Heavy fuel has been leaching into the southern waters of Rennell Island – renowned for its limestone formations, thick forest and Unesco heritage-protected lagoon – since the MV Solomon Trader cargo ship ran aground there more than a month ago.
The world’s largest raised coral atoll, Rennell is home to some 2,000 people – along with several distinctive animal and plant species.
“The ecosystem throughout Kangava Bay relies on the reef, and all of the reef’s problems – such as bauxite or oil contamination, and climate-related issues such as rising sea temperature and acidification – add together,” says Chris Bone, director of the environmental group Oceans Watch Solomon Islands.
“The oil appears to be spreading throughout the bay … where there is a circular current that tends to move things along.”
'High risk' the remaining oil will be leaked
Images of the disaster show once pristine aquamarine water blackened by clouds of oil spilling from the crippled vessel. It was carrying more than 770 tons of fuel oil when the island's reef tore a hole in its side as it was loading bauxite in stormy weather.
At least 100 tons of fuel have already been spilled, with Australia’s Department of Foreign Affairs and Trade warning there’s a “high risk” the rest of it will leak too.
Bone says two types of oil are polluting Kangava Bay. “Aerial photos show a mixture of what appears to be light oil floating on the surface – the type of oil that shines and makes rainbow patterns,” he says.
“That’s bad enough, but there’s also very heavy black oil – the sort that lands on the beach and needs to be taken away with spades and shovels.”
Locals have been left devastated, and Willie Sau Kaitu’u, from Rennell's Tehakatuu tribe, says they’re angry by the government’s failure to listen to their protests to end the mining, which began in 2014 when Bintan Mining Solomon Islands was given access to the island.
Shortages of food, fresh water
Not only has the reef upon which villagers rely for food been poisoned, Sau Kaitu’u says, their fresh drinking water is also contaminated. “We’ve been banned from going fishing and the Ministry of Heath has warned us against collecting cabbages and other crops because of the risks,” he says.
“It’s very frustrating. People have been experiencing breathing problems and are complaining about stomach and head pains. We rely on the water and now it’s contaminated. The government has to revisit these mining operations.”
Sau Kaitu’u told RFI that despite the unfolding disaster, another ship is continuing to load bauxite right next to the stricken Solomon Trader. Media reports confirm Bintan is continuing to load bauxite with other bulk carriers – something Chris Bone warns is further contaminating the water.
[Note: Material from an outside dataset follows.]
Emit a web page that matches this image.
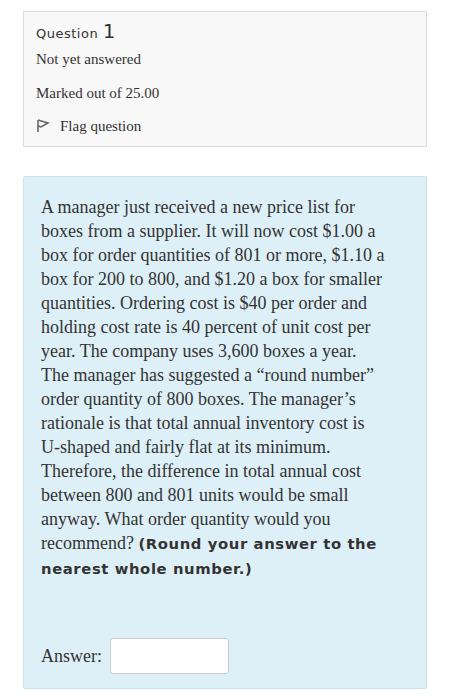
<!DOCTYPE html>
<html>
<head>
<meta charset="utf-8">
<script src="https://cdn.jsdelivr.net/npm/chart.js@4"></script>
<style>
  body { margin: 0; background: #fff; width: 451px; height: 700px; overflow: hidden; font-family: "Liberation Serif", serif; color: #373a3c; }
  .info { position: absolute; left: 23px; top: 11px; width: 402px; height: 134px; background: #f8f8f8; border: 1px solid #dcdcdc; }
  .qno { position: absolute; left: 12px; top: 7px; font-family: "DejaVu Sans", sans-serif; font-size: 13px; letter-spacing: 0.5px; color: #333; }
  .qno b { font-weight: normal; font-size: 20px; }
  .state { position: absolute; left: 12px; font-size: 15px; color: #333; }
  .content { position: absolute; left: 23px; top: 176px; width: 402px; height: 511px; background: #def0f7; border: 1px solid #c8e3ee; border-radius: 2px; }
  .qtext { position: absolute; left: 17px; top: 18px; font-size: 18px; line-height: 24px; color: #333; }
  .qtext strong { font-family: "DejaVu Sans", sans-serif; font-size: 14.8px; letter-spacing: 0.6px; font-weight: bold; }
  .ans { position: absolute; left: 17px; top: 469px; font-size: 18px; color: #333; }
  .box { position: absolute; left: 86px; top: 461px; width: 117px; height: 34px; background: #fff; border: 1px solid #ccc; border-radius: 3px; }
</style>
</head>
<body>
<div class="info">
  <div class="qno">Question <b>1</b></div>
  <div class="state" style="top:39px">Not yet answered</div>
  <div class="state" style="top:73px">Marked out of 25.00</div>
  <div class="state" style="top:106px">
    <svg width="14" height="14" viewBox="0 0 14 14" style="vertical-align:-2px;margin-right:10px"><path d="M2 1 L2 13 M2 1 L12 4 L5 8 L2 7" fill="none" stroke="#666" stroke-width="1.6"/></svg>Flag question</div>
</div>
<div class="content">
  <div class="qtext" id="qtext"></div>
  <div class="ans">Answer:</div>
  <div class="box"></div>
</div>
<script>
const questionLines = [
  "A manager just received a new price list for",
  "boxes from a supplier. It will now cost $1.00 a",
  "box for order quantities of 801 or more, $1.10 a",
  "box for 200 to 800, and $1.20 a box for smaller",
  "quantities. Ordering cost is $40 per order and",
  "holding cost rate is 40 percent of unit cost per",
  "year. The company uses 3,600 boxes a year.",
  "The manager has suggested a \u201cround number\u201d",
  "order quantity of 800 boxes. The manager\u2019s",
  "rationale is that total annual inventory cost is",
  "U-shaped and fairly flat at its minimum.",
  "Therefore, the difference in total annual cost",
  "between 800 and 801 units would be small",
  "anyway. What order quantity would you",
  "recommend? <strong>(Round your answer to the</strong>",
  "<strong>nearest whole number.)</strong>"
];
document.getElementById('qtext').innerHTML = questionLines.join('<br>');
</script>
</body>
</html>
“You can see from aerial photos around the loading area that bauxite is actually spilling into the sea as it’s being loaded aboard the ship. I have a picture right in front of me of the seawater turning orange,” Bone says.
“The bauxite in suspension in the sea will be settling on the reef and smothering the reef. The corals will be already dying from bauxite. Those that survive a load of bauxite sedimentation then face being killed by the oil because they will be less resilient.”
Rennell Island has been described by the UN as “a true natural laboratory for scientific study”. Speaking in the Solomon capital Honiara, the Australian High Commissioner, Rod Brazier, told journalists: “Australia is extremely concerned at the scale of this disaster, the impact of this oil spill will have a devastating effect on the surrounding environment … as well as the livelihood of the people of Rennell.”
Australia says it’s also “exploring all options” to help the Solomon Islands government hold those responsible to account.
Little progress with clean-up effort
Bone says that for all the talk of a clean-up, there doesn’t appear to be much movement on the ground. “Committees have been set up and experts are arriving by plane from all over the world, but as far as I can see the ship has been there a month now and absolutely nothing has been done,” he says.
“It surprises me that a boom has not been brought to the ship and put around it to stop the oil from spreading. Every port in the world should have an oil boom, including Honiara. There may be other ships coming to try and pump out the oil on board – but this is a very treacherous area. I know it well and I’ve anchored there myself. There are lots of coral outcrops that make manouevring near that vessel difficult. It’s very dangerous."